Une répression financière pour éviter le néant monétaire

Depuis les années quatre-vingt, de luttes incessantes contre l’inflation aux accroissements vertigineux de l’endettement privé et public, jusqu’à son rachat massif par les banques centrales, un sentiment d’effroi face à une fragilité systémique s’installe, car le système monétaire semble hors de contrôle. Les signaux d’alarme concernant des défaillances monétaires se multiplient.

Il suffit de songer aux taux d’intérêt négatifs imposés par la BCE pendant près d’une décennie, telle une épée de Damoclès suspendue au-dessus de nos têtes.
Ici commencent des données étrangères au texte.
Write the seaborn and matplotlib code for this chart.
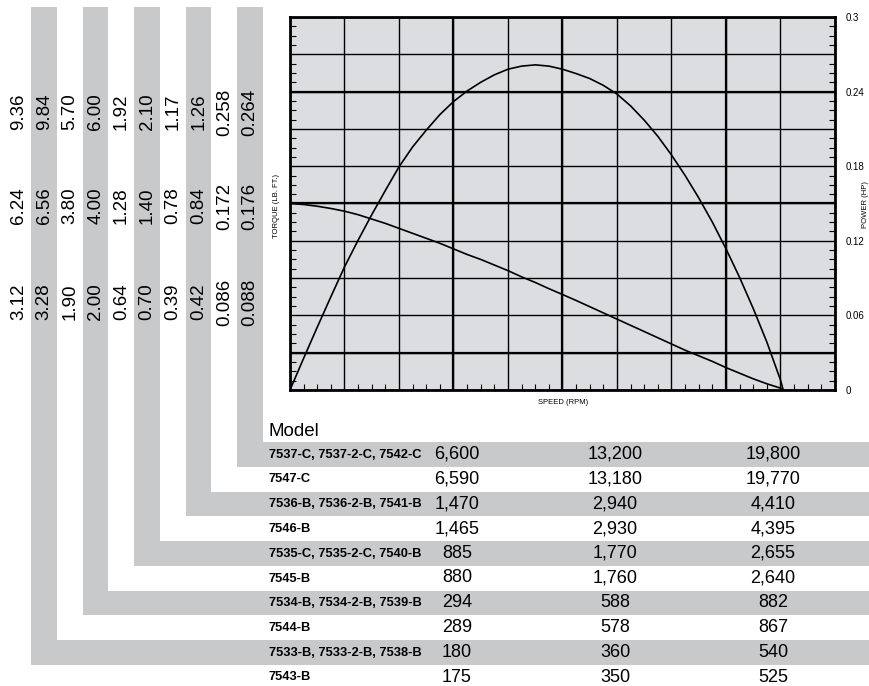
import numpy as np
import pandas as pd
import seaborn as sns
import matplotlib.pyplot as plt
from matplotlib.patches import Rectangle

# Torque labels of each strip, left to right (low, mid, high)
torque_cols = [
    ["3.12", "6.24", "9.36"],
    ["3.28", "6.56", "9.84"],
    ["1.90", "3.80", "5.70"],
    ["2.00", "4.00", "6.00"],
    ["0.64", "1.28", "1.92"],
    ["0.70", "1.40", "2.10"],
    ["0.39", "0.78", "1.17"],
    ["0.42", "0.84", "1.26"],
    ["0.086", "0.172", "0.258"],
    ["0.088", "0.176", "0.264"],
]

# Table rows, top to bottom
models = ["7537-C, 7537-2-C, 7542-C", "7547-C",
          "7536-B, 7536-2-B, 7541-B", "7546-B",
          "7535-C, 7535-2-C, 7540-B", "7545-B",
          "7534-B, 7534-2-B, 7539-B", "7544-B",
          "7533-B, 7533-2-B, 7538-B", "7543-B"]
speed_low = ["6,600", "6,590", "1,470", "1,465", "885", "880", "294", "289", "180", "175"]
speed_mid = ["13,200", "13,180", "2,940", "2,930", "1,770", "1,760", "588", "578", "360", "350"]
speed_high = ["19,800", "19,770", "4,410", "4,395", "2,655", "2,640", "882", "867", "540", "525"]

# Curves (speed as fraction of full scale)
speed_frac = [0, 0.025, 0.05, 0.075, 0.1, 0.125, 0.15, 0.175, 0.2, 0.225,
              0.25, 0.275, 0.3, 0.325, 0.35, 0.375, 0.4, 0.425, 0.45, 0.475,
              0.5, 0.525, 0.55, 0.575, 0.6, 0.625, 0.65, 0.675, 0.7, 0.725,
              0.75, 0.775, 0.8, 0.825, 0.85, 0.875, 0.9, 0.905]
power_hp = [0, 0.0255, 0.0505, 0.075, 0.099, 0.1205, 0.141, 0.1605, 0.1795, 0.1955,
            0.209, 0.2215, 0.232, 0.2405, 0.2475, 0.2535, 0.258, 0.2605, 0.2615, 0.2605,
            0.258, 0.2545, 0.2505, 0.245, 0.238, 0.2285, 0.217, 0.204, 0.189, 0.1725,
            0.1545, 0.135, 0.1135, 0.0905, 0.0655, 0.0385, 0.008, 0]
torque_rel = [0.150, 0.1492, 0.1478, 0.146, 0.1438, 0.141, 0.1375, 0.134, 0.130, 0.126,
              0.122, 0.118, 0.1135, 0.109, 0.105, 0.1005, 0.096, 0.091, 0.0865, 0.0815,
              0.0768, 0.072, 0.067, 0.062, 0.057, 0.052, 0.047, 0.042, 0.037, 0.032,
              0.0275, 0.023, 0.018, 0.0135, 0.009, 0.005, 0.0015, 0]

power_ticks = [0, 0.06, 0.12, 0.18, 0.24, 0.3]
power_labels = ["0", "0.06", "0.12", "0.18", "0.24", "0.3"]

sns.set_theme(style="white")
plt.rcParams['font.family'] = ['Liberation Sans', 'DejaVu Sans']
plt.rcParams['text.color'] = 'black'
plt.rcParams['ytick.color'] = 'black'
plt.rcParams['xtick.color'] = 'black'

W, H = 870, 686
fig = plt.figure(figsize=(W / 100, H / 100), dpi=100)

gray = "#c8c9cb"

# background layer in pixel coordinates
bg = fig.add_axes([0, 0, 1, 1], zorder=0)
bg.set_xlim(0, W)
bg.set_ylim(H, 0)
bg.axis("off")

col_w = 25.75
row_top0, row_step, row_h = 442, 24.75, 24.5
for r, model in enumerate(models):
    c = 9 - r
    x0 = 5.5 + col_w * c
    y_top = row_top0 + row_step * r
    yc = y_top + row_h / 2
    if r % 2 == 0:
        bg.add_patch(Rectangle((x0, 7), col_w, y_top + row_h - 7, color=gray, lw=0))
        bg.add_patch(Rectangle((x0, y_top), W - x0, row_h, color=gray, lw=0))
    bg.text(269, yc + 0.5, model, fontsize=9.3, fontweight="bold", va="center", ha="left")
    for xc, val in zip([457, 615, 773], [speed_low[r], speed_mid[r], speed_high[r]]):
        bg.text(xc, yc, val, fontsize=13, va="center", ha="center")

bg.text(269, 431, "Model", fontsize=13.5, va="center", ha="left")

for c, vals in enumerate(torque_cols):
    xc = 18.5 + col_w * c
    for val, yc in zip(vals, [302, 206, 112]):
        bg.text(xc, yc, val, fontsize=13.5, rotation=90, ha="center", va="center")

# the chart itself
ax = fig.add_axes([290 / W, 1 - 390 / H, 545 / W, 373 / H], zorder=1)
ax.set_facecolor("#dcdde0")
sns.lineplot(x=speed_frac, y=power_hp, ax=ax, color="black", lw=1.2)
sns.lineplot(x=speed_frac, y=torque_rel, ax=ax, color="black", lw=1.2)
ax.set_xlim(0, 1)
ax.set_ylim(0, 0.3)

ax.set_xticks(np.arange(0, 1.01, 0.1))
ax.set_xticks(np.arange(0, 1.01, 0.025), minor=True)
ax.set_yticks(np.arange(0, 0.301, 0.03))
ax.set_yticks(np.arange(0, 0.301, 0.0075), minor=True)
ax.set_yticklabels([power_labels[power_ticks.index(round(t, 2))] if round(t, 2) in power_ticks else ""
                    for t in np.arange(0, 0.301, 0.03)])
ax.grid(True, which="major", color="black", lw=1.0)
for v in [0.03, 0.15, 0.24]:
    ax.axhline(v, color="black", lw=1.6)
for v in [0.3, 0.5, 0.8]:
    ax.axvline(v, color="black", lw=1.6)

ax.tick_params(which="both", direction="in", length=4, width=0.8, color="black",
               bottom=True, top=False, left=True, right=True,
               labelbottom=False, labelleft=False, labelright=True,
               labelsize=7, pad=8)
ax.tick_params(which="major", length=0)
for s in ax.spines.values():
    s.set_color("black")
    s.set_linewidth(2)

fig.text(563 / W, 1 - 403 / H, "SPEED (RPM)", fontsize=5.5, ha="center", va="center")
fig.text(276 / W, 1 - 206 / H, "TORQUE (LB. FT.)", fontsize=5.5, rotation=90,
         ha="center", va="center")
fig.text(862 / W, 1 - 205 / H, "POWER (HP)", fontsize=5.5, rotation=90,
         ha="left", va="center")

fig.savefig("out.png", dpi=100)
Par ailleurs, les banques centrales ont dû intervenir pour créer de la monnaie, afin de financer les États à travers l’achat de leurs dettes publiques, contractées dans l’optique de stabiliser ou soutenir une croissance économique chancelante.

Après avoir été sauvées in extremis par les États lors de la crise bancaire liée aux subprimes en 2008, les banques commerciales européennes ont été, en partie, dispensées de financer leurs propres États, eux-mêmes contraints de stimuler une économie privée vacillante. Ayant failli provoquer une apocalypse monétaire, les banques commerciales ont été exemptées de mettre leurs bilans au service des États qui leur avaient assuré leur survie.

On pourrait certes envisager un financement illimité des États par une création monétaire infinie (c’est-à-dire que la BCE acquiert sans fin des obligations publiques), mais cela engendrerait des risques inflationnistes et de perte de crédibilité monétaire, plongeant les nations dans un chaos sans précédent.

Mais derrière ou après la création monétaire des banques centrales, il ne reste plus rien pour freiner la dérive du capitalisme. Et le problème de ce dernier, c’est son absence mortelle de limite.

Il ne reste plus rien, car derrière les banques centrales qui incarnent la confiance associée à la monnaie, aucune institution supérieure n’existe. Il n’y a pas de BCE derrière la BCE. C’est le vide, l’abîme.

Pour cette raison, je crois que le système financier européen va retrouver un point d’équilibre non dans l’expansion ultérieure du financement par les banques centrales ou une quelconque implosion systémique, mais par une aspiration en lui-même consistant en l’utilisation dirigée des dépôts bancaires et des réserves d’assurances — qui sont eux-mêmes les reflets de cette création monétaire — vers le financement des États.

L’aboutissement de la création monétaire par les banques centrales signera alors sa propre fin par un contrôle étatique accru des banques commerciales, au sein desquelles la monnaie créée par les banques centrales est logée. En d’autres termes, faute de pouvoir être financés ad infinitum par les banques centrales, les États vont devoir se financer auprès des institutions financières qu’ils contrôlent de manière prudentielle.